## DATA SEGMENT
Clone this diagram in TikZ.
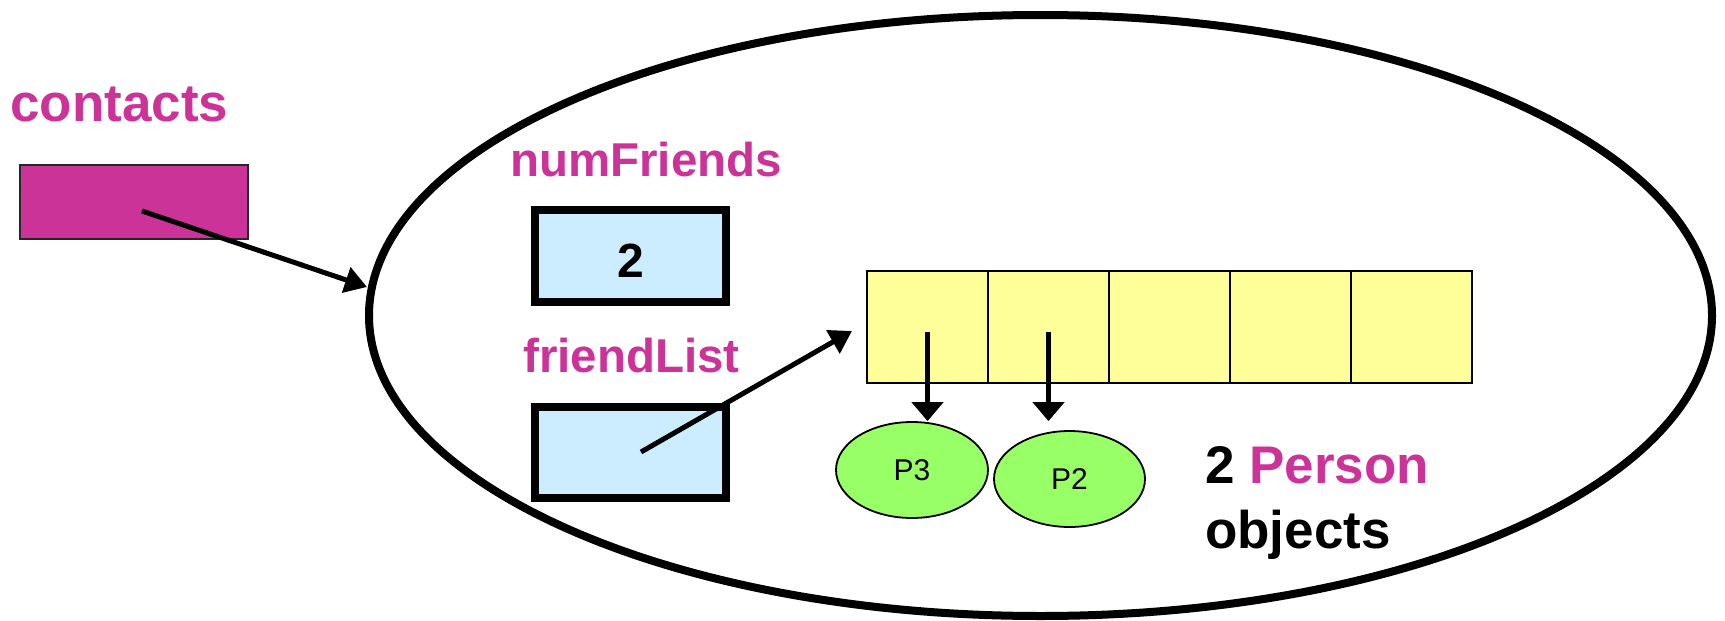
\documentclass[tikz,border=0pt]{standalone}
\usepackage{fontspec}
\setmainfont{Liberation Sans}
\usetikzlibrary{shapes.geometric,arrows.meta}
\definecolor{plum}{HTML}{CC3399}
\definecolor{paleblue}{HTML}{CCECFF}
\definecolor{paleyellow}{HTML}{FFFF99}
\definecolor{persongreen}{HTML}{99FF66}
\begin{document}
\begin{tikzpicture}[x=1pt,y=-1pt,
  varname/.style={font=\fontsize{47.5}{55}\selectfont\bfseries, text=plum, inner sep=0pt, anchor=base west},
  bigname/.style={font=\fontsize{53}{60}\selectfont\bfseries, inner sep=0pt, anchor=base west},
  valbox/.style={draw=black, line width=8pt, fill=paleblue, inner sep=0pt, minimum width=191pt, minimum height=92pt},
  cell/.style={draw=black, line width=2pt, fill=paleyellow, inner sep=0pt, minimum width=121pt, minimum height=112pt},
  person/.style={ellipse, draw=black, line width=1.8pt, fill=persongreen, inner sep=0pt,
    minimum width=152pt, minimum height=96pt, font=\fontsize{30}{34}\selectfont},
  ptr/.style={line width=5pt, -{Triangle[length=22pt,width=26pt]}},
  down/.style={line width=5.5pt, -{Triangle[length=19pt,width=31pt]}}
]
\useasboundingbox (0,0) rectangle (1725,621);

% the object holding the two fields
\node[ellipse, draw=black, line width=8pt, inner sep=0pt,
  minimum width=1343pt, minimum height=601pt] (obj) at (1040.5,315.5) {};

% the reference variable
\node[bigname, text=plum] (contactsname) at (10,121) {contacts};
\node[draw=black!85, line width=2pt, fill=plum, inner sep=0pt,
  minimum width=228pt, minimum height=74pt] (cbox) at (134,202) {};
\coordinate (cptr) at (142,211);
\coordinate (ctip) at (367,287);
\draw[ptr] (cptr) -- (ctip);

% numFriends field
\node[varname] (nfname) at (510,176) {numFriends};
\node[valbox] (nfbox) at (630.5,256) {};
\node[font=\fontsize{48}{55}\selectfont\bfseries, inner sep=0pt, anchor=base] (nfval) at (630.5,277) {2};

% the array of five slots
\foreach \i in {1,...,5}
  \node[cell] (c\i) at ({927.5+121*(\i-1)},327) {};

% friendList field
\node[varname] (flname) at (523,372) {friendList};
\node[valbox, minimum height=91pt] (flbox) at (630.5,452.5) {};
\coordinate (flptr) at (641,452);
\coordinate (fltip) at (852,331);
\draw[ptr] (flptr) -- (fltip);

% the Person objects
\node[person] (p3) at (912,470) {P3};
\node[person, minimum width=151pt] (p2) at (1069.5,479) {P2};
\draw[down] (c1.center |- 0,332) -- (c1.center |- p3.north);
\draw[down] (c2.center |- 0,332) -- (c2.center |- p3.north);

% caption
\node[bigname] (cap1) at (1205,483) {2 \textcolor{plum}{Person}};
\node[bigname] (cap2) at (1205,548) {objects};
\end{tikzpicture}
\end{document}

## INSTRUCTION
Return nothing but the lines running from the start of the data to the line with "(0,0) rectangle (1725,621);", please, both ends included and no pictures.

## RESPONSE TO THE TASK
Clone this diagram in TikZ.
\documentclass[tikz,border=0pt]{standalone}
\usepackage{fontspec}
\setmainfont{Liberation Sans}
\usetikzlibrary{shapes.geometric,arrows.meta}
\definecolor{plum}{HTML}{CC3399}
\definecolor{paleblue}{HTML}{CCECFF}
\definecolor{paleyellow}{HTML}{FFFF99}
\definecolor{persongreen}{HTML}{99FF66}
\begin{document}
\begin{tikzpicture}[x=1pt,y=-1pt,
  varname/.style={font=\fontsize{47.5}{55}\selectfont\bfseries, text=plum, inner sep=0pt, anchor=base west},
  bigname/.style={font=\fontsize{53}{60}\selectfont\bfseries, inner sep=0pt, anchor=base west},
  valbox/.style={draw=black, line width=8pt, fill=paleblue, inner sep=0pt, minimum width=191pt, minimum height=92pt},
  cell/.style={draw=black, line width=2pt, fill=paleyellow, inner sep=0pt, minimum width=121pt, minimum height=112pt},
  person/.style={ellipse, draw=black, line width=1.8pt, fill=persongreen, inner sep=0pt,
    minimum width=152pt, minimum height=96pt, font=\fontsize{30}{34}\selectfont},
  ptr/.style={line width=5pt, -{Triangle[length=22pt,width=26pt]}},
  down/.style={line width=5.5pt, -{Triangle[length=19pt,width=31pt]}}
]
\useasboundingbox (0,0) rectangle (1725,621);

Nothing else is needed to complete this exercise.